As is now generally accepted, the
global financial storm that blew up in
2007 and reached full fury the following
year was caused by banks speculating
on real estate property loans so wildly
with borrowed money that they went
bankrupt. Or, at least they should have
gone bankrupt but, with the exception of
Lehman Brothers, Goldman, J.P. Morgan,
Morgan Stanley, Wells Fargo, etc., were
saved by assistance from Washington – a
bailout mostly engineered in deep secrecy
lest citizens discover what was being
done in their name with their money. No
banks were restructured, nor were any
senior managements fired, still less
hauled away in handcuffs.
Thus we live today under the same system
that brought us to disaster four
years ago, with an identical team manning
the controls. The crash of 2007-08
was initiated when the bankers’ efforts
to conceal their losses on mortgage loans
(to poor people, at loan-shark rates) fell
apart. Though government assistance
apparently saved them, their appearance
of financial health was underpinned by
the pretence that billions of loans, still
on their books, were sound, generating
interest and profits. But they were
not. Some $500 billion have been written
off in worthless loans (i.e., those which
generated no income and would never be
repaid). But all indications are that a further
$500 billion lurk on the books in the
form of loans deemed “sound” by banks
and their complaisant accountants, but
which are far from that.

Overall, 11 million families are underwater
on their mortgages, with an average
of $65,000 in negative equity, and
millions of these have simply stopped
making their mortgage payments. But
this sad state of affairs is not reflected
in the banks’ books, where many of the
loans are carried as “current,” as there
was a feasible hope of repayment, because
to write them off would undermine
the banks’ own financial standing
– a policy essentially endorsed by the
Bush/Obama administrations, as exemplified
by Treasury Secretary Timothy
Geithner.

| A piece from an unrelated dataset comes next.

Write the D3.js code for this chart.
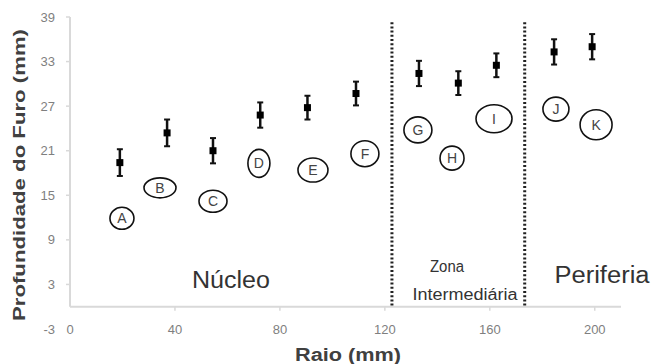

Conscious of their real and
precarious situation, the banks hoard
their capital rather than extending credit
to worthy borrowers, who might actually
give someone a job. So, credit and
demand continue to contract, along with

Obama has advanced some feeble efforts
on behalf of the hapless debt-burdened
homeowner, HAMP, HARP, etc.,
but at no time has he or anyone else in
Washington shown the slightest desire to
grasp the nettle and wind up institutions
like Bank of America or Citibank, jailing
those who committed fraud, write off the
bad debts, institute a wholesale policy of
principal mortgage-loan reduction, and,
thus, relieve the crushing burden of debt
that inevitably stifles his own puny economic
initiatives. CP

Andrew Cockburn was co-producer of
the documentary, American Casino, on
the financial crash.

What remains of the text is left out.